The problem with Bitcoin is that it's not an effective medium of exchange. Like it's not easy for me to go in there and buy things with it. And then it's not an effective storehold of value because it has a volatility that's based on speculation and the like. So it's not a very effective saving.

That's very different from Facebook's of a stable value currency, which would be effective as both a medium of exchange and a storehold of wealth. Because if you were to hold it and the way it's linked to, number of things that it's linked to, would mean that it could be a very effective storehold of wealth.

Then you have a digital currency that could be a very effective medium of exchange and storehold of wealth. So in my opinion, some digital currencies are likely to succeed more or less based on that ability to do it. Then the question is, what happens? What happens is, do central banks allow that to happen?
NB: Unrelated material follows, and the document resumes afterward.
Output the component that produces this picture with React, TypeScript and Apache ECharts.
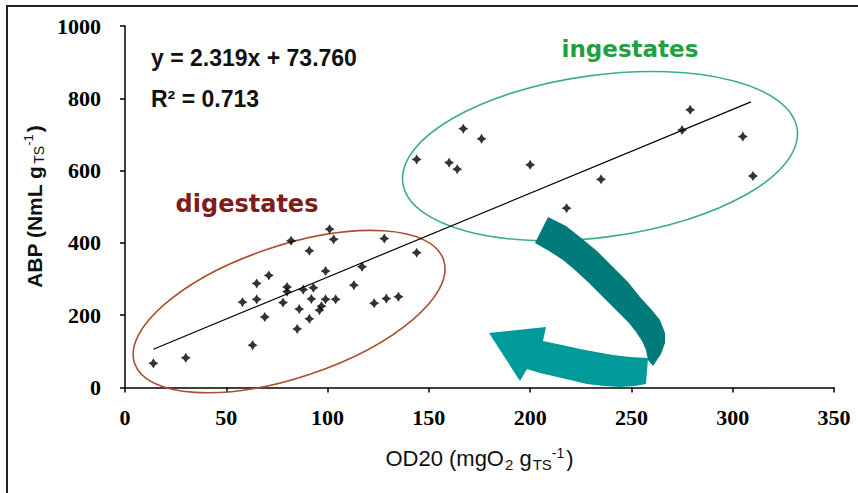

I really do believe it's possible to get a better form of money that central banks don't control. A better force of money that the central banks don't control. But then that's not yet happened. And so they've got to go through that evolutionary process. In order to go through that evolutionary process, first of all, governments have got to allow that to happen, which is to some extent a threat to them in terms of their power.

And that's an issue. And then you have to also build the confidence in all of the components of it to say, "Okay, that's going to be effective because I won't have problems owning it." So I think that digital currencies have some element of potential, but there's a lot of hurdles that are going to have to be gotten over.

I think that it'll be a very long time, possibly never, but anyway, a very long time before we have that, let's say, get into a position that would be in an effective means relative to gold, let's say. If you were to think of that, because gold has a track record of thousands of years all across countries.

It has its mobility. It has the ability to put it down. It has certain abilities. It's got disadvantages relative to digital currencies, but central banks will hold it. Like there's central banks that worry about others. Other countries, central banks might worry about whether the US dollar is going to print or not and that, and so the thing they're going to go to is not going to be the digital currency.

The thing they're going to go to is gold or something else, some other currency. They got to pick it, and so I think it's a long way to go. But you think it's possible that one day we don't even have a central bank because of a currency that cannot be controlled by the central bank is the primary currency?

Or does that seem very unlikely? It would be very remote possibility or very long in the future. Got it.